The PRO Act will be included in the massive reconciliation bill currently under consideration by Senate Democrats.
At least, part of it will be. The question is, how much?
Sen. Bernie Sanders (I-VT) told reporters this month that the historic, $3.5 trillion, all-encompassing reconciliation package will include the PRO Act.
The House passed the PRO Act in March. In its entirety, the law aims at becoming the biggest expansion in protections for organized labor in more than a generation.
The bill would make a number of sweeping changes to American labor law, including giving independent contractors the ability to unionize, granting the National Labor Relations Board the ability to impose civil monetary penalties, and giving individuals standing to sue to enforce their own labor rights, among other things.
But the proposal, like much else in the reconciliation package, faces two hurdles: Garnering the votes of 50 Senate Democrats, and the Senate parliamentarian.
That, policy analysts told TPM, has whittled down the scope of the elements of the law likely to be included in the Senate’s version of the reconciliation bill, though they emphasize that advocates of the bill do not consider the reconciliation bill the end of the line, and remain committed to passing the full PRO Act.
“This legislation is absolutely critical in its entirety,” said Liz Shuler, a secretary-treasurer for the AFL-CIO, last week.
But any larger effort at passing the full PRO Act will likely wait until after reconciliation, Jobs with Justice Director of National Policy Adam Shah told TPM.
“We understand that the Senate has various arcane rules to thwart the will of the majority,” Shah said. “It’s rigged against working people, but nevertheless, there are parts of the PRO Act that would probably pass muster with the parliamentarian.”
Getting to 50
So far, two Democratic senators have yet to sign on to the bill: Sens. Mark Warner (D-VA) and Kyrsten Sinema (D-AZ).
The two remain holdouts on supporting the legislation, after labor groups secured support from Sens. Joe Manchin (D-WV) and Angus King (I-ME), and after Sen. Mark Kelly (D-AZ) signaled on Wednesday that he supported passing portions of the bill at least through reconciliation.
Sen. Warner has suggested that provisions in the law which aim at giving independent contractors — the type of worker used by Uber and Lyft, for example — the right to unionize are outdated.
“My fear is that parts of the PRO Act tries to fit all work into kind of a 20th-century classic W-2 employment status,” Warner said in May. “I think there ought to be a way we can provide benefits, provide flexibility.”
“I still think there is a role for labor organizations to help manage these benefits particularly for someone who has a variety of revenue sources coming in that meets workers where they’re at in 2021, doesn’t think we’re going to return to a 1980s-style economy,” he added at the time.

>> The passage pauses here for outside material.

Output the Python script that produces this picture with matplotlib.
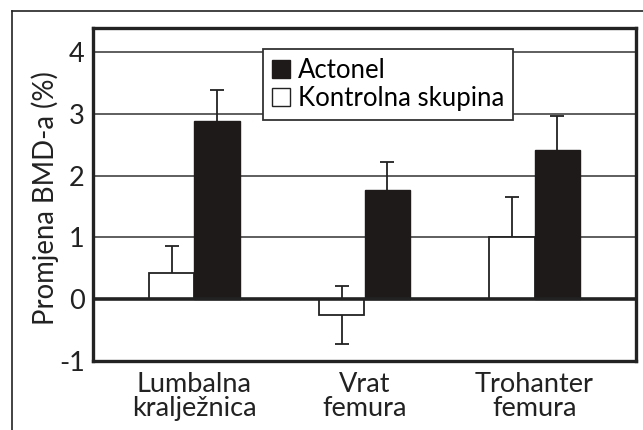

Shah, the Jobs with Justice official, added to TPM that provisions like the classification of independent contractors may get chopped away by the parliamentarian anyway. That could moot the question of Warner’s support — Kelly, for example, suggested on Wednesday that he was comfortable supporting the PRO Act via reconciliation in part because the independent contractor issue was unlikely to be included.
“Depending on how it’s done, I’m not necessarily opposed to that,” he told HuffPost.
Getting past the parliamentarian
If Democrats secure 50 votes for aspects of the PRO Act, they will next have to contend with a potential buzzsaw in the form of the Senate parliamentarian, who rules on what provisions are acceptable under budget reconciliation.
Democrats plan on including a proposal to allow the NLRB to issue civil monetary penalties in the bill, Bloomberg Law reported this week. The reconciliation bill could also include a range of tax changes meant to spur unionization, including the addition of a tax credit for union dues.
Other key provisions of the law, like a proposal to force employers that drag out bargaining negotiations to enter into mandatory arbitration before a new election can be called, would be unlikely to make it through budget reconciliation.
Absent a reduction in the power of the filibuster or a willingness to challenge the parliamentarian, Democrats will be limited in how much of the banner labor bill they can get through, Shah said.
“The process is all about trying to lower or limit the size of the deficit, decreasing the amount government spends,” he added. “The system is already rigged against working people, and if people aren’t willing to take the steps to fix it, then it will stay that way.”